Nearly 1,800 laws were passed during the 2017 General Assembly that wrapped Saturday.
Many deal with industry minutiae (the number of menhaden allowed to be caught in a year) or super-narrow provisions (allowing retired conservation officers to carry concealed handguns without permits).
But others could affect many of us in our daily lives when they take effect July 1. Here are a dozen.
Left Lane Fines
Slower drivers who camp out in the left lane can be fined $250 (HB2201). Del. Israel O’Quinn, R-Bristol, told WTOP radio the change would address “a particularly pervasive and ever-growing problem of cars going grossly under the speed limit in the left lane.” He hopes the new penalty would encourage drivers to move over and cut down on road rage from drivers stuck behind slowpokes.
Don’t Call It Visitation
Judges will be allowed to use the words “parenting time” instead of “visitation” in custody cases (HB1456). Del. Dave Albo, R-Fairfax, said a partner who practices family law suggested it because parents who don’t get “visitation” rights say they feel like second-class parents.
“It’s a tiny little bill, but does a lot of good,” Albo said.
Birth Control Access
Women will be able to get a full year’s prescription for birth control at one time (HB2267). Currently women can get only one or three months at a time.
Advocates say women are more likely to use birth control continuously and consistently if they have a full year’s worth, leading to significant drops in unintended pregnancies and abortions.
State Pay Raises
If you’re a state trooper or other employee, a public school teacher or on a state college faculty, you’ll see some more income through the budget (HB1500). Although raises were in doubt after poor tax revenue reports, the state Senate and House of Delegates voted for 3 percent raises for employees and 2 percent raises for teachers. State trooper starting wages are going up significantly, and the budget also addressed pay compression for more veteran members of the force.
The raises go into effect July 10 and will be reflected in the first August paychecks.
Driver’s Ed to Teach Police Interaction
Young drivers will be taught “appropriate interactions with law enforcement officers” in public school driver’s education courses (HB2290). Del. Jeion Ward, D-Hampton, told the Daily Press it would cut down on confusion and fear during traffic stops.
The curriculum would cover law enforcement procedure and how drivers should respond. State education officials, police and others, such as the American Civil Liberties Union and National Association for the Advancement of Colored People, would help write the curriculum.
Outdoor Drinking in Certain Areas
You’ll be able to buy a drink at one tavern, carry it outdoors and even to another establishment in certain pedestrian-friendly commercial districts under a new type of alcohol license (HB1987).
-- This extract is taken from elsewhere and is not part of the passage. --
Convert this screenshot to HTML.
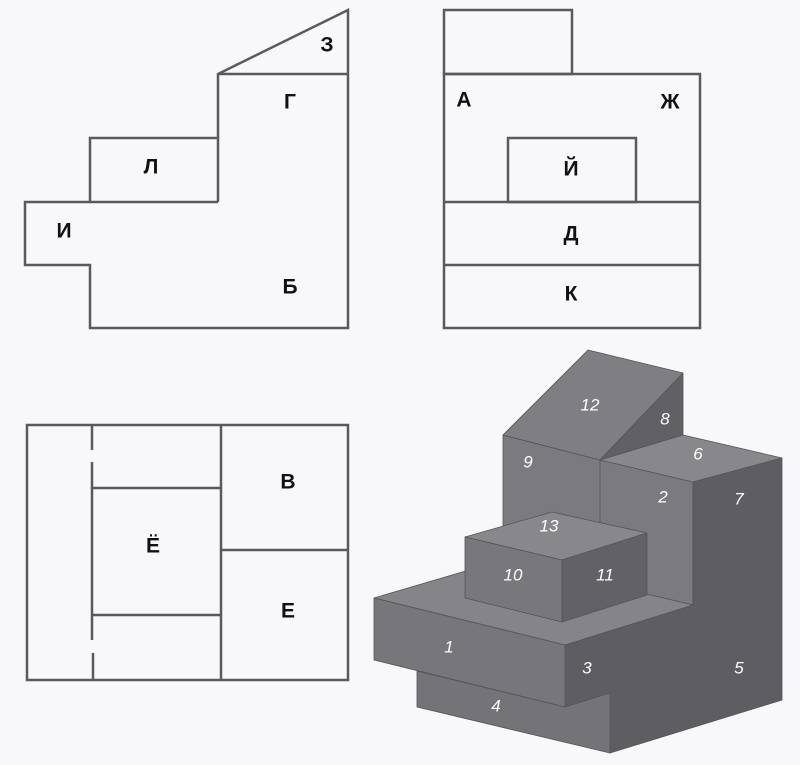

The law was created for a Northern Virginia mixed-use center, but officials from Virginia Beach’s Town Center, one of the few Hampton Roads places that may qualify, have said they are not likely to pursue such a license. It does leave the door open for a developer to bring the idea to Hampton Roads.
Driver’s License Suspension, Marijuana and Court Fee Payment Plans
Those convicted of a first-time marijuana offense will avoid an automatic six-month driver’s license suspension (SB1091). Another new law will make it easier for people with court debts to enter into a deferred or installment payment plan to avoid having their licenses suspended (HB2386). The bill sets a down-payment limit of $100.
Advocates have long pushed for changes on driver’s license suspensions, saying Virginia’s current rules disproportionately hurt the poor.
What to Do After a Car Crash
Drivers will be required to move a vehicle from the road after a breakdown, accident or other emergency that did not result in injury or death if the vehicle is movable and the driver is capable of safely doing so (HB2022). Del. Ron Villanueva, R-Virginia Beach, hopes it decreases the length of time that crashes tie up interstates.
Airbnb/Short-Term Rental Registries
Local governments will be allowed to create registers of those who offer their property for short-term rentals through online sites like Airbnb (SB1578). The registries would give officials name and address information needed to regulate and tax the rentals. Those who don’t register could be fined up to $500.
Ticket buyers will be able to resell tickets on any online platform (HB1825). Some sellers, like Ticketmaster, now require ticket holders to resell on their secondary seller platform.
Del. Dave Albo, R-Fairfax, couldn’t go to an Iron Maiden concert, but his tickets drew no interest on the Ticketmaster resale site because the show hadn’t sold out
Schedule Your Vehicle Inspections
Drivers will be able to schedule their annual vehicle inspections with auto shops that have more than one inspection lane (SB1507). One lane would have to remain first-come, first-served, the only current option.
Hunters can make a new fashion statement this deer season. The law adds “blaze pink” or a hot pink color to the types of hunting apparel required during the regular firearms or special muzzle-loading rifle seasons (HB1939).